A central challenge in climate change adaptation is the temporal mismatch between short-term planning and long-term changing risks. Most strategies focus on ex-post adaptation to current climate impacts rather than on anticipatory strategies that address future risks. This challenge is particularly difficult for systemic climate risks related to interconnected hazards, such as floods and droughts. Flood and drought risks, and their adaptation solutions, are usually analysed in isolation, overlooking their coupled dynamics within hydrological cycles and possible win-wins for adaptation to hydrological extremes. A key tool used in adaptation planning are climate change scenarios. These represent structured narratives about plausible futures, and can help to understand future hazards, supporting the exploration of future risk trajectories linked to hydrological extremes. However, effective adaptation planning for systemic risks at the local level requires downscaled climate projections and locally contextualised socioeconomic trajectories to effectively co-develop adaptation options with local actors. This study addresses this need by co-creating scenario narratives based on hybrid localized Shared Socioeconomic Pathway–Representative Concentration Pathway (SSP-RCP) projections and introduces an approach to explore systemic future risk landscapes of interconnected hazards.

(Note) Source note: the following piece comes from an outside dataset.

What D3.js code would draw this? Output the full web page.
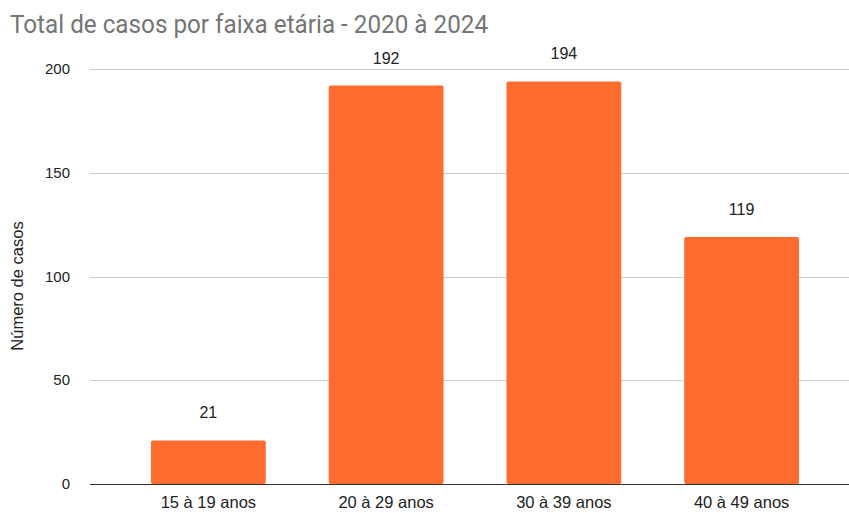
<!DOCTYPE html>
<html><head><meta charset="utf-8">
<script src="https://cdn.jsdelivr.net/npm/d3@7"></script>
<style>body{margin:0;background:#fff}</style>
</head><body>
<script>
const categories = ["15 à 19 anos", "20 à 29 anos", "30 à 39 anos", "40 à 49 anos"];
const values = [21, 192, 194, 119];
const yTicks = [0, 50, 100, 150, 200];
const title = "Total de casos por faixa etária - 2020 à 2024";
const yTitle = "Número de casos";

const W = 849, H = 513;
const svg = d3.select("body").append("svg").attr("width", W).attr("height", H);

const x = d3.scaleBand().domain(categories).range([90, 860]).paddingInner(0.354).paddingOuter(0.343);
const y = d3.scaleLinear().domain([0, 200]).range([484, 69]);

svg.append("text").attr("x", 10).attr("y", 33)
  .attr("font-family", "Roboto").attr("font-size", 26.5).attr("fill", "#757575")
  .attr("textLength", 478).attr("lengthAdjust", "spacingAndGlyphs").text(title);

svg.append("g").selectAll("line").data(yTicks.filter(d => d > 0)).join("line")
  .attr("x1", 90).attr("x2", W).attr("y1", d => Math.round(y(d)) + 0.5).attr("y2", d => Math.round(y(d)) + 0.5)
  .attr("stroke", "#cccccc").attr("stroke-width", 1);

svg.append("g").selectAll("text").data(yTicks).join("text")
  .attr("x", 70).attr("y", d => y(d) + 5).attr("text-anchor", "end")
  .attr("font-family", "Liberation Sans, Arial").attr("font-size", 15).attr("fill", "#222")
  .text(d => d);

svg.append("g").selectAll("rect").data(values).join("rect")
  .attr("x", (d, i) => x(categories[i])).attr("width", x.bandwidth())
  .attr("y", d => y(d)).attr("height", d => y(0) - y(d))
  .attr("rx", 2).attr("fill", "#ff6d2e");

svg.append("line").attr("x1", 90).attr("x2", W).attr("y1", 484.5).attr("y2", 484.5)
  .attr("stroke", "#333").attr("stroke-width", 1);

svg.append("g").selectAll("text").data(values).join("text")
  .attr("x", (d, i) => x(categories[i]) + x.bandwidth() / 2).attr("y", d => y(d) - 22)
  .attr("text-anchor", "middle").attr("font-family", "Liberation Sans, Arial").attr("font-size", 16).attr("fill", "#222")
  .text(d => d);

svg.append("g").selectAll("text").data(categories).join("text")
  .attr("x", d => x(d) + x.bandwidth() / 2).attr("y", 508)
  .attr("text-anchor", "middle").attr("font-family", "Liberation Sans, Arial").attr("font-size", 16.5).attr("fill", "#222")
  .text(d => d);

svg.append("text").attr("transform", "translate(23,286) rotate(-90)")
  .attr("text-anchor", "middle").attr("font-family", "Liberation Sans, Arial").attr("font-size", 16.5).attr("fill", "#222")
  .text(yTitle);
</script>
</body></html>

We coupled downscaled RCP2.6 and RCP8.5 scenarios with localized SSP1 and SSP5 scenarios and integrated these with co-created visions and systemic risk models to generate one hopeful (SSP1-RCP2.6) and one apprehensive (SSP5-RCP8.5) scenario narrative, informed by both local actor expertise and localized projections for the Erft Basin in Germany. We applied the two scenarios that illuminate divergent potential futures in a participatory workshop setting to review systemic future risk landscapes, prioritize future risks linked to floods and droughts, and define risk tolerance thresholds. Participating actors prioritized a combination of societal and biophysical risks, helping to develop a clearer understanding of risk landscapes from a systemic lens. The risk tolerance thresholds defined in this process are embedded in local realities and reflect the priorities and potential commitment of the actors. Our findings suggest that co-created scenario narratives prompt actors to recognize future systemic risks in a broader range of contexts, thereby enabling them to consider linked future risks in cross-sectoral risk landscapes, potentially enabling more robust and differentiated decision-making. By explicitly linking locally calibrated hybrid scenarios with actor participation, this approach promotes and facilitates forward-looking adaptation planning, such as adaptation pathways, and enhances actors' capacity to prioritize systemic future risk in the context of interconnected climate hazards.